• [Exercise directions]: Only the span from the line containing "Clone this chart in Bokeh." down to the line containing "from bokeh.resources import INLINE" is to be printed, exactly and inclusively, with pictures omitted.

• [Working data]:

= = = =

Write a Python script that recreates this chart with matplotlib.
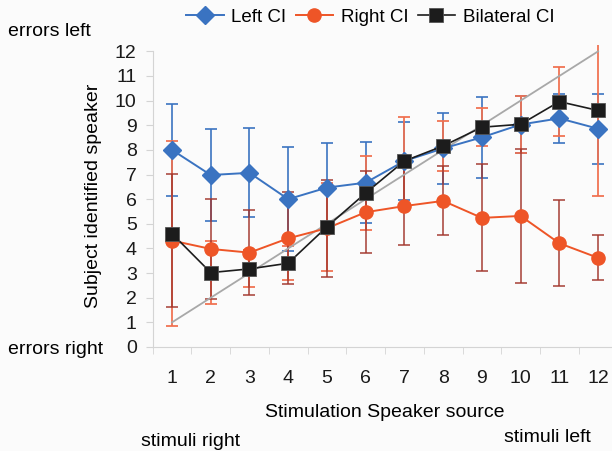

= = = =

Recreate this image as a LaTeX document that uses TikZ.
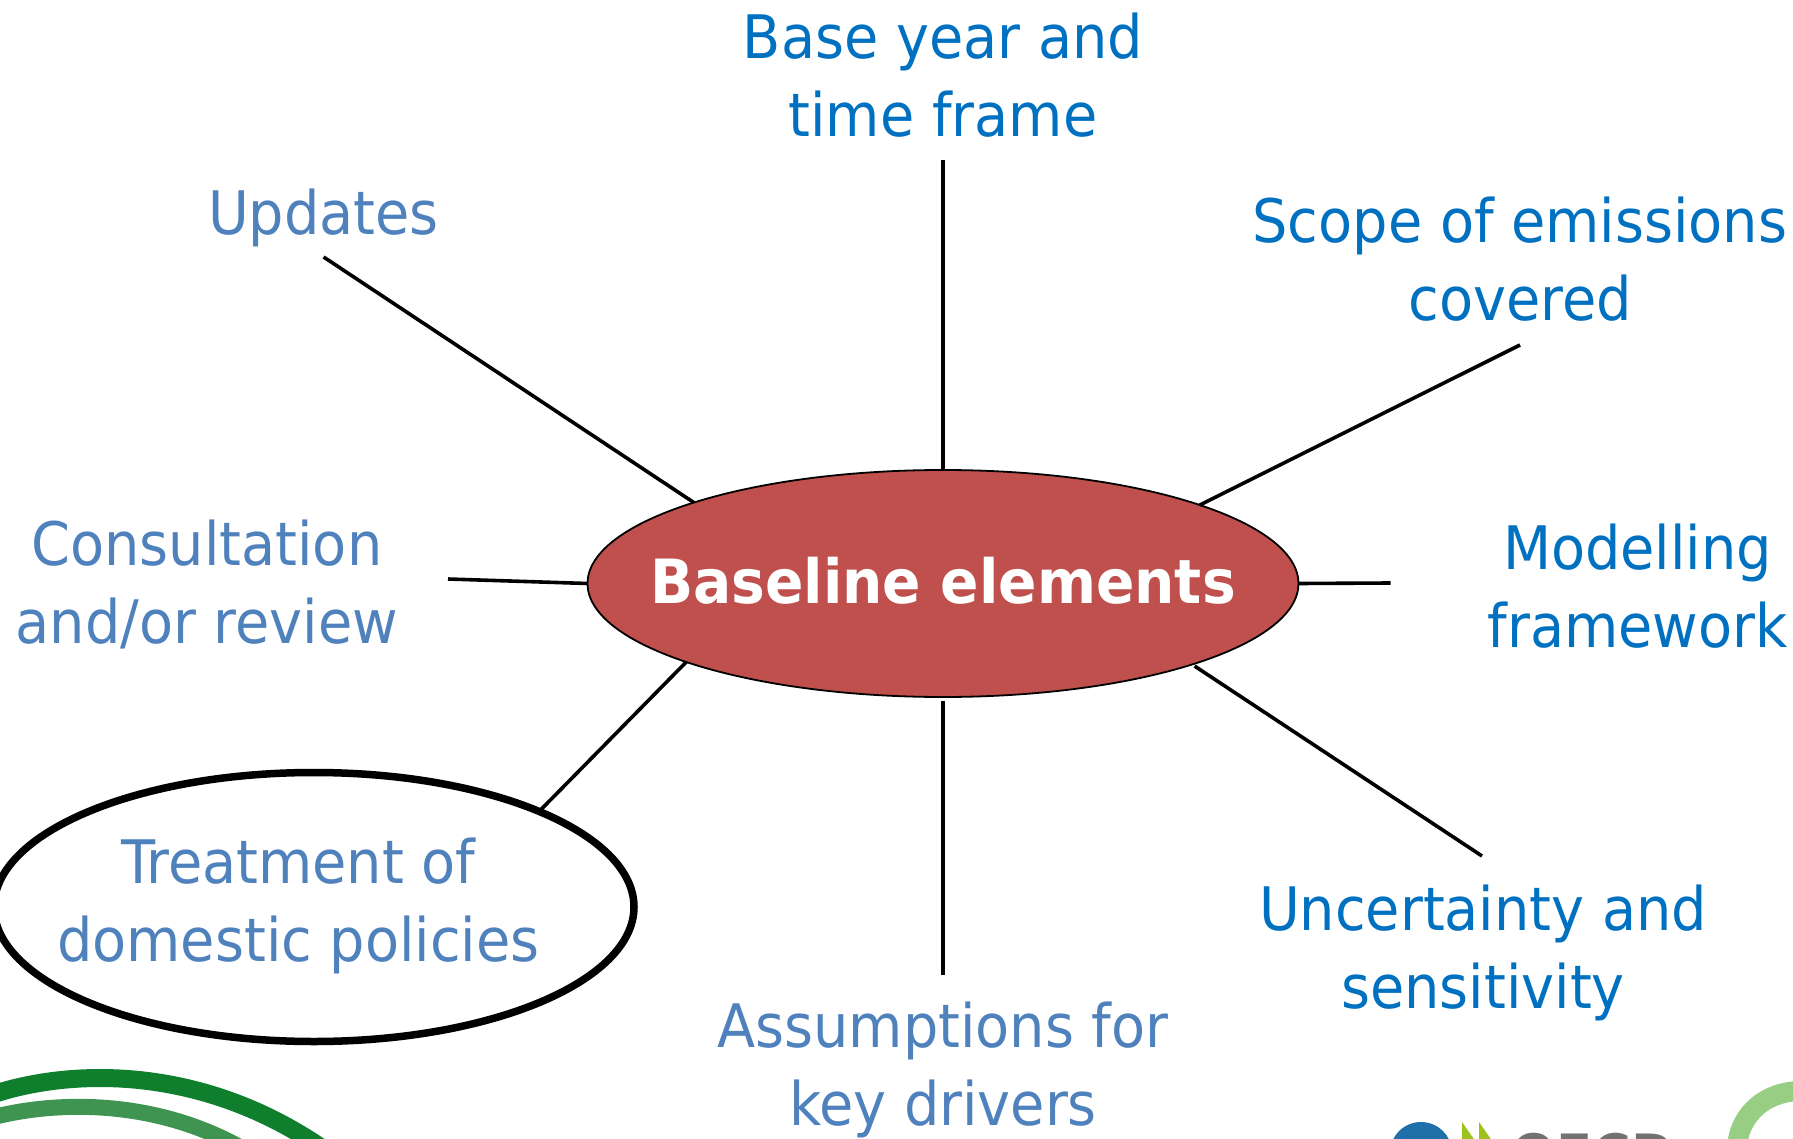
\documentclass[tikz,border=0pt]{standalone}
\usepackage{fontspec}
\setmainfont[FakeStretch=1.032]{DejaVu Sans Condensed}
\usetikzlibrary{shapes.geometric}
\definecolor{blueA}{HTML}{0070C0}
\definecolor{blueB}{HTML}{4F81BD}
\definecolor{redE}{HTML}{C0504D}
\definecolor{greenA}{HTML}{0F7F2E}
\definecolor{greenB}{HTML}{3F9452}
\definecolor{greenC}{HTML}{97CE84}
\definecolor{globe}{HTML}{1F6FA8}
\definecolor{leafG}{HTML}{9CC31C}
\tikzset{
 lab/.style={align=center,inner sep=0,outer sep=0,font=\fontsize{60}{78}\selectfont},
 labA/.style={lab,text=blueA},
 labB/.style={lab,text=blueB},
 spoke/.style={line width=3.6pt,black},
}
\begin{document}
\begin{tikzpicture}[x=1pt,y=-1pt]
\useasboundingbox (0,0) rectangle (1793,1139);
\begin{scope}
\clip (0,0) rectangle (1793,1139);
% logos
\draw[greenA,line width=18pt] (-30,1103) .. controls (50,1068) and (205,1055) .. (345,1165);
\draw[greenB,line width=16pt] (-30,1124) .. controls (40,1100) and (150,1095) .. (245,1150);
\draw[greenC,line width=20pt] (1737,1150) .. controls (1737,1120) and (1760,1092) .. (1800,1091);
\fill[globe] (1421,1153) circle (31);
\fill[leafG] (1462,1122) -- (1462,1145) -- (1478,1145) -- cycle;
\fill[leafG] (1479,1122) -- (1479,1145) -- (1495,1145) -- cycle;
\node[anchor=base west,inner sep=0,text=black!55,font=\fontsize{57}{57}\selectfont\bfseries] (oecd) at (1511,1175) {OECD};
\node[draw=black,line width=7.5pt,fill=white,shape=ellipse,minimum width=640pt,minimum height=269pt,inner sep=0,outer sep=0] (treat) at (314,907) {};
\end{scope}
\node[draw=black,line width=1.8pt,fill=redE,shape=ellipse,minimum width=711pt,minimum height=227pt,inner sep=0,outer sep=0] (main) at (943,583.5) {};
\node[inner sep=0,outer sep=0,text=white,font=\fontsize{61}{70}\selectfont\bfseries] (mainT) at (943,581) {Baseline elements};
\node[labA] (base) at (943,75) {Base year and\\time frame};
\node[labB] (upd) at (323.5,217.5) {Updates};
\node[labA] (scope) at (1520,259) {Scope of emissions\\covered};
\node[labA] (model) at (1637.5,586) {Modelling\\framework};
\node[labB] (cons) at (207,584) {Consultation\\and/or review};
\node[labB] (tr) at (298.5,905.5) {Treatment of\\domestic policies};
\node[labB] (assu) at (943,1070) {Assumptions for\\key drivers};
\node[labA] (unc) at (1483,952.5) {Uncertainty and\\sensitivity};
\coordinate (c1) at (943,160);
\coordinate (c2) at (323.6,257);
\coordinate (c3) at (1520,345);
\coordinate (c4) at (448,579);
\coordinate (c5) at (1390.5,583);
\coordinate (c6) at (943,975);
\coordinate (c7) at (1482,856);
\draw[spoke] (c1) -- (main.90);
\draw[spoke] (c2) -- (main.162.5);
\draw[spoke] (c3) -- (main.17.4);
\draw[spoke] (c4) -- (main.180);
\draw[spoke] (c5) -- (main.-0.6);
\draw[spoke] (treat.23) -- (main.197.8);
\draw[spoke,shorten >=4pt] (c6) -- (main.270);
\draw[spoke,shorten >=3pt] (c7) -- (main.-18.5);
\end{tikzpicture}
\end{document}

= = = =

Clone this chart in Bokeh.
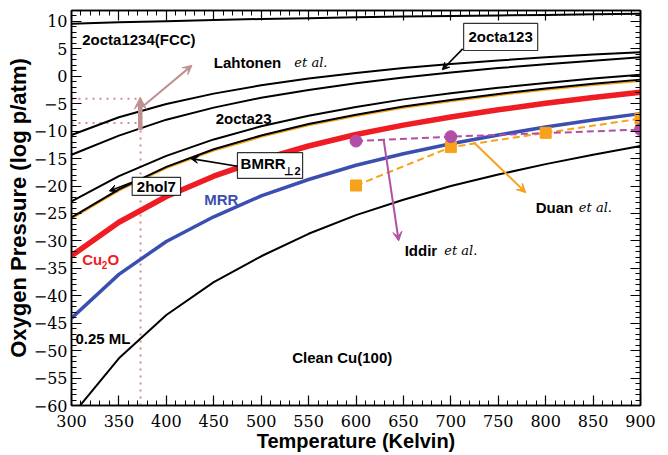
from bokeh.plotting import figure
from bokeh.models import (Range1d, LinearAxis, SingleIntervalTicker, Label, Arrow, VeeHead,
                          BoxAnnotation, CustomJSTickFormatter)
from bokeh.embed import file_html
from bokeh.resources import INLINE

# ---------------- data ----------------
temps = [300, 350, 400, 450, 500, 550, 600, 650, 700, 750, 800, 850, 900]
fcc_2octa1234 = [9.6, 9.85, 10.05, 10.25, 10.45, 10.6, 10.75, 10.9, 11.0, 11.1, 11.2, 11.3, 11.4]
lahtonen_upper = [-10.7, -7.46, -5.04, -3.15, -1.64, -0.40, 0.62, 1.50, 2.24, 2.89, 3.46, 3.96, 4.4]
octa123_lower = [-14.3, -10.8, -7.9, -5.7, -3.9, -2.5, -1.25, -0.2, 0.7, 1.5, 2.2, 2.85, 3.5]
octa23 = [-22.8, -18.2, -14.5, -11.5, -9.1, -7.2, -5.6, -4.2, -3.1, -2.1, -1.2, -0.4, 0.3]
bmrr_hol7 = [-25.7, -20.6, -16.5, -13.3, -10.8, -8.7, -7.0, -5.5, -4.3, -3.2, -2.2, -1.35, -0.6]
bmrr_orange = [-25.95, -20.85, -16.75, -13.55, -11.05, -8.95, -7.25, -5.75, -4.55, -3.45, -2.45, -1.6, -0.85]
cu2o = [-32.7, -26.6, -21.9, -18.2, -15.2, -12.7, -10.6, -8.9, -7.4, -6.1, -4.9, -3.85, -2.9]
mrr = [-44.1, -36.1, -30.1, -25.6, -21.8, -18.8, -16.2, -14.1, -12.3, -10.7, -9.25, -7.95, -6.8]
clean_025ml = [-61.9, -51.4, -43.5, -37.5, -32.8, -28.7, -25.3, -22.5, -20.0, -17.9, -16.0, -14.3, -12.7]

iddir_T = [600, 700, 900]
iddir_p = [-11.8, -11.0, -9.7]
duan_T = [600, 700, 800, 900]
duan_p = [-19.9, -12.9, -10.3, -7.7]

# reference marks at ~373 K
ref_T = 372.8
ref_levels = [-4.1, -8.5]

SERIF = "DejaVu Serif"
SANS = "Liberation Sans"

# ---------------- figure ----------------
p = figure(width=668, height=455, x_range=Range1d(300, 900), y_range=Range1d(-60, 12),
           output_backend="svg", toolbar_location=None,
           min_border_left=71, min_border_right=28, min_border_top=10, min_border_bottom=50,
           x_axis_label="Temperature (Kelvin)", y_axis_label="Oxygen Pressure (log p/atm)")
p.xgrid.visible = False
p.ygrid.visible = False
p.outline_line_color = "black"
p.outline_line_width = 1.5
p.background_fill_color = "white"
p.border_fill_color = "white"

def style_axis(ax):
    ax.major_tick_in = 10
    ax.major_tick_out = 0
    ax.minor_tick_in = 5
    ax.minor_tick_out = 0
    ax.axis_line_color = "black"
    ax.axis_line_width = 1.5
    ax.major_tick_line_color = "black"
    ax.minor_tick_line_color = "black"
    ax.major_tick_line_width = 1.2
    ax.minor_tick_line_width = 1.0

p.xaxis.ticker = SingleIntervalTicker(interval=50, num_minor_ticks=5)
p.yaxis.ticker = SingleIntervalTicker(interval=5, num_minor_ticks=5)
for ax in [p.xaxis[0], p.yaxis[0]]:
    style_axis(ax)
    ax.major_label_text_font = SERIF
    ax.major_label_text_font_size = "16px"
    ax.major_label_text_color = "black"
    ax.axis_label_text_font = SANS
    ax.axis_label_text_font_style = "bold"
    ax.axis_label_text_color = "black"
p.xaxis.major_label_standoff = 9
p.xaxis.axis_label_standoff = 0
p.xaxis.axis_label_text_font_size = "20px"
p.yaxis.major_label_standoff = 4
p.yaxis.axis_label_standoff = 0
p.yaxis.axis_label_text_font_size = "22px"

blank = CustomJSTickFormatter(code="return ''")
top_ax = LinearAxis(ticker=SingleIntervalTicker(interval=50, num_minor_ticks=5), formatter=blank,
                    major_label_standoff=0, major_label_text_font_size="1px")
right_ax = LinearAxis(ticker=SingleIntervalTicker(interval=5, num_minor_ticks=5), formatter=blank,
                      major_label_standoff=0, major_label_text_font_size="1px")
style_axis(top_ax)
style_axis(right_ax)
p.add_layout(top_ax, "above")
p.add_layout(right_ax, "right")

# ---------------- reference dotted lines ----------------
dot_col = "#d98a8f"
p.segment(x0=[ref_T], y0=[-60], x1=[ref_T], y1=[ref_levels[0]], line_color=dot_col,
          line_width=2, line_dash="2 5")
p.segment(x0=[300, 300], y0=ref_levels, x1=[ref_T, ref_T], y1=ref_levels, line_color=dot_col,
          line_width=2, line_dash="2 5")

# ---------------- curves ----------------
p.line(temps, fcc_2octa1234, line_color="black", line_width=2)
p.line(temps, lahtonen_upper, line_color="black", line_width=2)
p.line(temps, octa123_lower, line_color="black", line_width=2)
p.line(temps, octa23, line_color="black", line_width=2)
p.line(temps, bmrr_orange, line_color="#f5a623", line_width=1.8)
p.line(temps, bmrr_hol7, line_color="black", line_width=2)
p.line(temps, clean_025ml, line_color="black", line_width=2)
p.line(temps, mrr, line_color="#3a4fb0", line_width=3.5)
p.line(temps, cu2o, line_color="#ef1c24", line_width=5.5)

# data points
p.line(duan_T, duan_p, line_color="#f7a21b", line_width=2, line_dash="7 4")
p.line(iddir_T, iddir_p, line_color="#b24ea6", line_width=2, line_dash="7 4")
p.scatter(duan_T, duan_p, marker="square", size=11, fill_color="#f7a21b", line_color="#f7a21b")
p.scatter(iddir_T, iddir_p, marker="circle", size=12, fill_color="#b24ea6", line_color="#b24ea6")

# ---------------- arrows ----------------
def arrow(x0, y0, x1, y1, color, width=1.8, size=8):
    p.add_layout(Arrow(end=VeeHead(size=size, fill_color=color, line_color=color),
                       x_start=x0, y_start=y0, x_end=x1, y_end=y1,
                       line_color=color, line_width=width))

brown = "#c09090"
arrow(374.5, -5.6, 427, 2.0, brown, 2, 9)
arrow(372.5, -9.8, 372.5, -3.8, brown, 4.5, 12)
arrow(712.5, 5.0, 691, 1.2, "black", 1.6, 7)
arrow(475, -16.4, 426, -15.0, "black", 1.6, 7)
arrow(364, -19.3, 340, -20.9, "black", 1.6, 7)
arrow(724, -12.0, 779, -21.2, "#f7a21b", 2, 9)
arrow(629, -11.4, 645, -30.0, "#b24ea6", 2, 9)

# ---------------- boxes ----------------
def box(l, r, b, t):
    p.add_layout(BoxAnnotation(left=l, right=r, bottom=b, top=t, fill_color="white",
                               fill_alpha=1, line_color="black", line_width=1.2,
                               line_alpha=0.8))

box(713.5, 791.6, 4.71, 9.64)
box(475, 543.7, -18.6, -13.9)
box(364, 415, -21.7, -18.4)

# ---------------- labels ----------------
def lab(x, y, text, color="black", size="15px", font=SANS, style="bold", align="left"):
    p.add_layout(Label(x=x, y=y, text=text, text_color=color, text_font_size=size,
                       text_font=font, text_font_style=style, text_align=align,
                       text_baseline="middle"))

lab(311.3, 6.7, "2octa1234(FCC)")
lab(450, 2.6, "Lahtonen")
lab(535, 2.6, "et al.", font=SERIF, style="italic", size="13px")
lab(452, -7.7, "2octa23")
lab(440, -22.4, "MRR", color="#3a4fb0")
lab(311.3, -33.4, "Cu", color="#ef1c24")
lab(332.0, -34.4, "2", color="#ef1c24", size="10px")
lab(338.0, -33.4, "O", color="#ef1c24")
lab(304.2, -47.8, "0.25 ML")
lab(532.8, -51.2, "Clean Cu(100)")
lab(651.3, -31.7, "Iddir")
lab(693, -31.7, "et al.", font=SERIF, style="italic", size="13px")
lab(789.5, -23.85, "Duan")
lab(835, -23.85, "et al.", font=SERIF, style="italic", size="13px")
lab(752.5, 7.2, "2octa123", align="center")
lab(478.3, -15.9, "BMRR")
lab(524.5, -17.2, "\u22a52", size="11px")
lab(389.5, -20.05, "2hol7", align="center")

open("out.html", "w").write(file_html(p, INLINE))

= = = =

• [The response]:
Clone this chart in Bokeh.
from bokeh.plotting import figure
from bokeh.models import (Range1d, LinearAxis, SingleIntervalTicker, Label, Arrow, VeeHead,
                          BoxAnnotation, CustomJSTickFormatter)
from bokeh.embed import file_html
from bokeh.resources import INLINE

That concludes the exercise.